Por eso, y por su natural instinto provocador, no supuso ninguna sorpresa que hace unos meses anunciara en una entrevista en el diario La Vanguardia que su próximo proyecto de rodaje sería, según sus propias palabras, «la mejor película de toros que se ha hecho jamás». La rodará centrando el relato en el sufrimiento del torero, aceptando incluso que —como pregona el discurso dominante— exista el sufrimiento del toro.

 

Dice Serra: «Ahora tenemos una herramienta increíble que es el digital, no el de rodaje, sino el de montaje. Ahí podemos recrear la complejidad de la corrida, también los miedos, pero al mismo tiempo siendo lo más fieles posibles a la realidad, y eso es algo que hasta ahora no sucedía. Parto de una premisa: el ojo de la cámara ve cosas que el ojo humano no ve. Como las películas se ruedan con el ojo de la cámara, le doy toda mi confianza. El montaje permite hacer visible lo invisible”.

 

Vive la tauromaquia los tiempos más difíciles; su propia supervivencia está en juego.

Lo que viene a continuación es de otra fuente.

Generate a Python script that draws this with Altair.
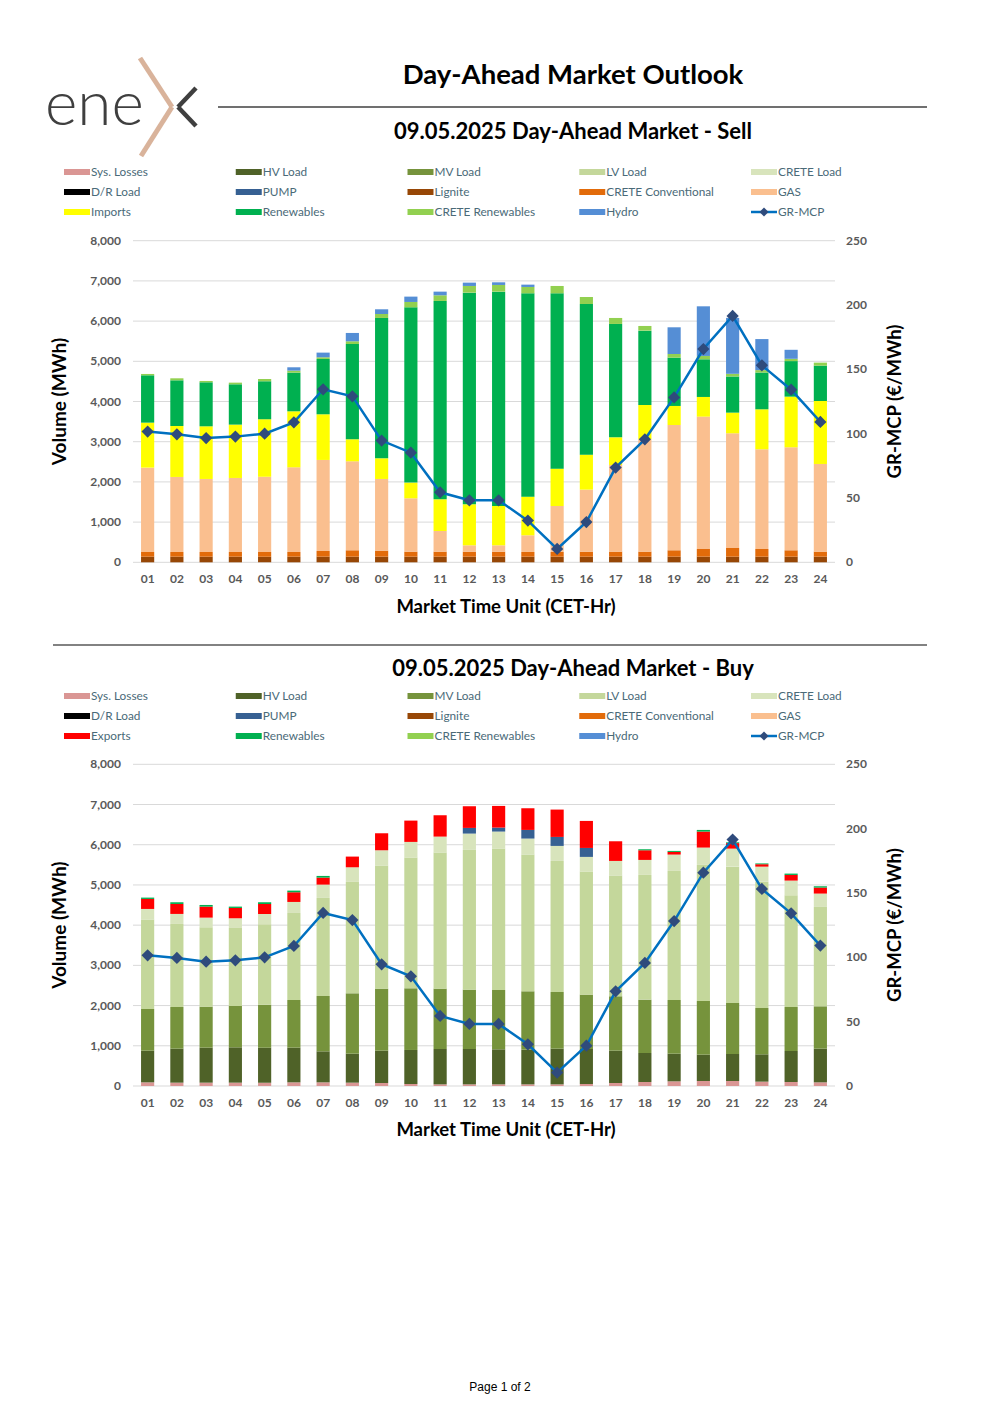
import altair as alt
import pandas as pd

# ---------------- data ----------------
HOURS = ["01", "02", "03", "04", "05", "06", "07", "08", "09", "10", "11", "12",
         "13", "14", "15", "16", "17", "18", "19", "20", "21", "22", "23", "24"]

# Sell side (MWh)
SELL_LIGNITE = [140, 140, 140, 140, 140, 140, 140, 140, 140, 140, 140, 140,
                140, 140, 140, 140, 140, 140, 140, 140, 140, 140, 140, 140]
SELL_CRETE_CONV = [117, 117, 117, 117, 117, 117, 142, 159, 150, 125, 125, 125,
                   125, 117, 117, 125, 125, 125, 159, 192, 217, 192, 159, 125]
SELL_GAS = [2098, 1866, 1816, 1841, 1874, 2106, 2264, 2213, 1783, 1327, 514, 158,
            158, 415, 1144, 1543, 2156, 2795, 3117, 3292, 2852, 2479, 2562, 2181]
SELL_IMPORTS = [1119, 1268, 1310, 1327, 1426, 1393, 1136, 548, 514, 390, 788, 1020,
                978, 961, 929, 870, 688, 854, 473, 489, 514, 995, 1260, 1567]
SELL_RENEWABLES = [1178, 1136, 1095, 1003, 945, 962, 1376, 2371, 3491, 4361, 4934, 5265,
                   5332, 5059, 4362, 3748, 2820, 1849, 1202, 937, 899, 915, 884, 879]
SELL_CRETE_REN = [33, 50, 33, 41, 59, 50, 42, 67, 99, 133, 141, 166,
                  166, 157, 182, 174, 149, 116, 91, 83, 67, 60, 57, 75]
SELL_HYDRO = [0, 0, 0, 0, 0, 83, 116, 207, 117, 133, 91, 83,
              66, 58, 0, 0, 0, 0, 664, 1235, 1391, 772, 224, 0]

# Buy side (MWh)
BUY_SYS_LOSSES = [91, 83, 83, 83, 83, 91, 91, 83, 75, 50, 41, 41,
                  41, 41, 41, 50, 75, 100, 116, 124, 124, 108, 100, 91]
BUY_HV = [788, 846, 871, 879, 871, 863, 771, 721, 804, 846, 879, 879,
          871, 863, 888, 870, 804, 721, 688, 655, 672, 680, 771, 838]
BUY_MV = [1036, 1036, 1019, 1028, 1069, 1185, 1377, 1501, 1542, 1534, 1501, 1476,
          1476, 1451, 1409, 1352, 1352, 1327, 1335, 1335, 1269, 1152, 1094, 1053]
BUY_LV = [2223, 2065, 1974, 1940, 1999, 2164, 2438, 2770, 3060, 3250, 3383, 3475,
          3516, 3400, 3259, 3060, 3001, 3101, 3209, 3384, 3390, 3140, 2778, 2471]
BUY_CRETE_LOAD = [265, 249, 240, 241, 257, 274, 331, 364, 381, 390, 398, 406,
                  423, 398, 373, 365, 365, 373, 407, 431, 448, 375, 365, 332]
BUY_PUMP = [0, 0, 0, 0, 0, 0, 0, 0, 0, 0, 0, 141,
            99, 215, 224, 223, 0, 0, 0, 0, 0, 0, 0, 0]
BUY_EXPORTS = [249, 248, 274, 257, 248, 241, 174, 266, 423, 530, 531, 539,
               539, 539, 680, 672, 489, 240, 66, 398, 137, 60, 141, 149]
BUY_RENEWABLES = [33, 42, 41, 33, 42, 41, 42, 0, 0, 0, 0, 0,
                  0, 0, 0, 0, 0, 25, 25, 41, 20, 20, 33, 33]

# GR-MCP (EUR/MWh)
MCP = [101.6, 99.5, 96.6, 97.7, 100.0, 108.8, 134.5, 129.0, 94.6, 85.2, 54.4, 48.2,
       48.2, 32.4, 10.4, 31.3, 73.6, 95.6, 128.2, 165.8, 191.5, 153.1, 134.2, 109.1]

VOL_TICKS = [0, 1000, 2000, 3000, 4000, 5000, 6000, 7000, 8000]
MCP_TICKS = [0, 50, 100, 150, 200, 250]

SERIES_NAMES = ["Sys. Losses", "HV Load", "MV Load", "LV Load", "CRETE Load",
                "D/R Load", "PUMP", "Lignite", "CRETE Conventional", "GAS",
                "Imports", "Exports", "Renewables", "CRETE Renewables", "Hydro"]
SERIES_COLORS = ["#DA9694", "#4F6228", "#76933C", "#C4D79B", "#D8E4BC",
                 "#000000", "#366092", "#974706", "#E26B0A", "#FABF8F",
                 "#FFFF00", "#FF0000", "#00B050", "#92D050", "#558ED5"]

LEGEND_SELL = [["Sys. Losses", "HV Load", "MV Load", "LV Load", "CRETE Load"],
               ["D/R Load", "PUMP", "Lignite", "CRETE Conventional", "GAS"],
               ["Imports", "Renewables", "CRETE Renewables", "Hydro", "GR-MCP"]]
LEGEND_BUY = [["Sys. Losses", "HV Load", "MV Load", "LV Load", "CRETE Load"],
              ["D/R Load", "PUMP", "Lignite", "CRETE Conventional", "GAS"],
              ["Exports", "Renewables", "CRETE Renewables", "Hydro", "GR-MCP"]]

SELL_STACK = [("Lignite", SELL_LIGNITE), ("CRETE Conventional", SELL_CRETE_CONV),
              ("GAS", SELL_GAS), ("Imports", SELL_IMPORTS),
              ("Renewables", SELL_RENEWABLES), ("CRETE Renewables", SELL_CRETE_REN),
              ("Hydro", SELL_HYDRO)]
BUY_STACK = [("Sys. Losses", BUY_SYS_LOSSES), ("HV Load", BUY_HV), ("MV Load", BUY_MV),
             ("LV Load", BUY_LV), ("CRETE Load", BUY_CRETE_LOAD), ("PUMP", BUY_PUMP),
             ("Exports", BUY_EXPORTS), ("Renewables", BUY_RENEWABLES)]

# ---------------- styling ----------------
OFF = 8  # page margin: page coords -> plot coords
FONT = "Lato"
AXIS_GREY = "#595959"
LEGEND_TXT = "#4A6A78"
LINE_BLUE = "#0070C0"
MARKER_BLUE = "#2F4B7C"
GRID = "#D9D9D9"

X_SCALE = alt.Scale(domain=HOURS, range=[133 - OFF, 835 - OFF], paddingInner=0, paddingOuter=0)
COLOR_SCALE = alt.Scale(domain=SERIES_NAMES, range=SERIES_COLORS)

one = pd.DataFrame({"k": [0]})


def label(text, x, y, size, weight="normal", color="#000000", font=FONT,
          align="center", angle=0):
    kw = dict(text=text, fontSize=size, fontWeight=weight, color=color, font=font,
              align=align, baseline="middle")
    if angle:
        kw["angle"] = angle
    return alt.Chart(one).mark_text(**kw).encode(x=alt.value(x - OFF), y=alt.value(y - OFF))


def seg(x1, y1, x2, y2, color, width, cap="butt"):
    return alt.Chart(one).mark_rule(color=color, strokeWidth=width, strokeCap=cap).encode(
        x=alt.value(x1 - OFF), y=alt.value(y1 - OFF),
        x2=alt.value(x2 - OFF), y2=alt.value(y2 - OFF))


def long_df(stack):
    rows = []
    for order, (name, vals) in enumerate(stack):
        for h, v in zip(HOURS, vals):
            rows.append({"hour": h, "name": name, "value": v, "ord": order})
    return pd.DataFrame(rows)


def section(stack, legend_rows, title, title_y, legend_y0, plot_top, plot_bottom,
            xlab_y, xtitle_y):
    layers = []
    vol_scale = alt.Scale(domain=[0, 8000], range=[plot_bottom - OFF, plot_top - OFF], nice=False)
    mcp_scale = alt.Scale(domain=[0, 250], range=[plot_bottom - OFF, plot_top - OFF], nice=False)

    layers.append(label(title, 573, title_y, 22, "bold"))

    # legend
    leg_rows = []
    for r, row in enumerate(legend_rows):
        for c, name in enumerate(row):
            leg_rows.append({"name": name, "col": c, "row": r})
    leg = pd.DataFrame(leg_rows)
    lx = alt.Scale(domain=[0, 4], range=[64 - OFF, 751 - OFF])
    ly = alt.Scale(domain=[0, 2], range=[legend_y0 - OFF, legend_y0 + 40 - OFF])
    base = alt.Chart(leg)
    layers.append(base.transform_filter(alt.datum.name != "GR-MCP").mark_tick(
        orient="horizontal", size=26, thickness=6, xOffset=13, opacity=1).encode(
        x=alt.X("col:Q", scale=lx, axis=None),
        y=alt.Y("row:Q", scale=ly, axis=None),
        color=alt.Color("name:N", scale=COLOR_SCALE, legend=None)))
    layers.append(base.transform_filter(alt.datum.name == "GR-MCP").mark_tick(
        orient="horizontal", size=26, thickness=2.5, xOffset=13, color=LINE_BLUE, opacity=1).encode(
        x=alt.X("col:Q", scale=lx, axis=None),
        y=alt.Y("row:Q", scale=ly, axis=None)))
    layers.append(base.transform_filter(alt.datum.name == "GR-MCP").mark_point(
        shape="diamond", filled=True, size=80, xOffset=13, color=MARKER_BLUE, opacity=1).encode(
        x=alt.X("col:Q", scale=lx, axis=None),
        y=alt.Y("row:Q", scale=ly, axis=None)))
    layers.append(base.mark_text(align="left", baseline="middle", dx=27, fontSize=11.8,
                                 font=FONT, color=LEGEND_TXT).encode(
        x=alt.X("col:Q", scale=lx, axis=None),
        y=alt.Y("row:Q", scale=ly, axis=None),
        text="name:N"))

    # gridlines
    grid = pd.DataFrame({"v": VOL_TICKS})
    layers.append(alt.Chart(grid).mark_rule(color=GRID, strokeWidth=1).encode(
        y=alt.Y("v:Q", scale=vol_scale, axis=None),
        x=alt.value(133 - OFF), x2=alt.value(835 - OFF)))
    layers.append(alt.Chart(grid).mark_text(align="right", baseline="middle", fontSize=12,
                                            fontWeight="bold", font=FONT, color=AXIS_GREY).encode(
        y=alt.Y("v:Q", scale=vol_scale, axis=None),
        x=alt.value(121 - OFF),
        text=alt.Text("v:Q", format=",")))
    mt = pd.DataFrame({"m": MCP_TICKS})
    layers.append(alt.Chart(mt).mark_text(align="left", baseline="middle", fontSize=12,
                                          fontWeight="bold", font=FONT, color=AXIS_GREY).encode(
        y=alt.Y("m:Q", scale=mcp_scale, axis=None),
        x=alt.value(846 - OFF),
        text=alt.Text("m:Q")))

    # bars
    df = long_df(stack)
    layers.append(alt.Chart(df).mark_bar(width=alt.RelativeBandSize(0.45)).encode(
        x=alt.X("hour:N", scale=X_SCALE, axis=None),
        y=alt.Y("value:Q", stack="zero", scale=vol_scale, axis=None),
        color=alt.Color("name:N", scale=COLOR_SCALE, legend=None),
        order=alt.Order("ord:Q")))

    # MCP line
    mdf = pd.DataFrame({"hour": HOURS, "mcp": MCP})
    layers.append(alt.Chart(mdf).mark_line(color=LINE_BLUE, strokeWidth=2.5).encode(
        x=alt.X("hour:N", scale=X_SCALE, axis=None),
        y=alt.Y("mcp:Q", scale=mcp_scale, axis=None)))
    layers.append(alt.Chart(mdf).mark_point(shape="diamond", filled=True, size=150,
                                            color=MARKER_BLUE, opacity=1).encode(
        x=alt.X("hour:N", scale=X_SCALE, axis=None),
        y=alt.Y("mcp:Q", scale=mcp_scale, axis=None)))

    # x labels
    hdf = pd.DataFrame({"hour": HOURS})
    layers.append(alt.Chart(hdf).mark_text(baseline="middle", fontSize=12, fontWeight="bold",
                                           font=FONT, color=AXIS_GREY).encode(
        x=alt.X("hour:N", scale=X_SCALE, axis=None),
        y=alt.value(xlab_y - OFF),
        text="hour:N"))

    mid = (plot_top + plot_bottom) / 2
    layers.append(label("Market Time Unit (CET-Hr)", 506, xtitle_y, 18.5, "bold"))
    layers.append(label("Volume (MWh)", 60, mid, 19, "bold", angle=270))
    layers.append(label("GR-MCP (€/MWh)", 895, mid, 18.5, "bold", angle=270))
    return layers


layers = []
# logo
layers.append(label("ene", 45, 106, 62, 300, "#3F3F3F", align="left"))
layers.append(seg(140, 58, 172, 107, "#D9B39B", 5))
layers.append(seg(172, 107, 141, 156, "#D9B39B", 5))
layers.append(seg(196, 88, 178, 107, "#3F3F3F", 4.5))
layers.append(seg(178, 107, 196, 126, "#3F3F3F", 4.5))

layers.append(label("Day-Ahead Market Outlook", 573, 76, 27.5, "bold"))
layers.append(seg(218, 107, 927, 107, "#404040", 1.5))

layers += section(SELL_STACK, LEGEND_SELL, "09.05.2025  Day-Ahead Market - Sell",
                  132, 172, 240.7, 562.3, 579, 607)
layers.append(seg(53, 645, 927, 645, "#595959", 1.5))
layers += section(BUY_STACK, LEGEND_BUY, "09.05.2025  Day-Ahead Market - Buy",
                  669, 696, 764.3, 1086, 1103, 1130)

layers.append(label("Page 1 of 2", 500, 1387, 12, "normal", "#000000", font="Liberation Sans"))

chart = alt.layer(*layers).resolve_scale(
    x="independent", y="independent"
).properties(
    width=984, height=1399, padding=0,
    autosize=alt.AutoSizeParams(type="none"),
    background="white",
).configure_view(stroke=None)

chart.save("out.html", embed_options={"renderer": "svg", "actions": False})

Y el cine, como artefacto cultural de primer orden, debe jugar en su favor.

 

En su día, El Brau Blau pasó desapercibida para los públicos y fue ignorada por los taurinos. El reciente documental mexicano Un filósofo en la arena, con Francis Wolff como eje del relato, ha sido apartado de los circuitos comerciales y vetado en los festivales. El proyecto de Albert Serra augura controversia, y bueno sería que no se quedara ahí. El cine taurino, que es a la vez macro y subgénero cinematográfico, ha adoptado a lo largo de su historia distintos formatos y cánones narrativos. Ahora ha llegado el momento de la verdad.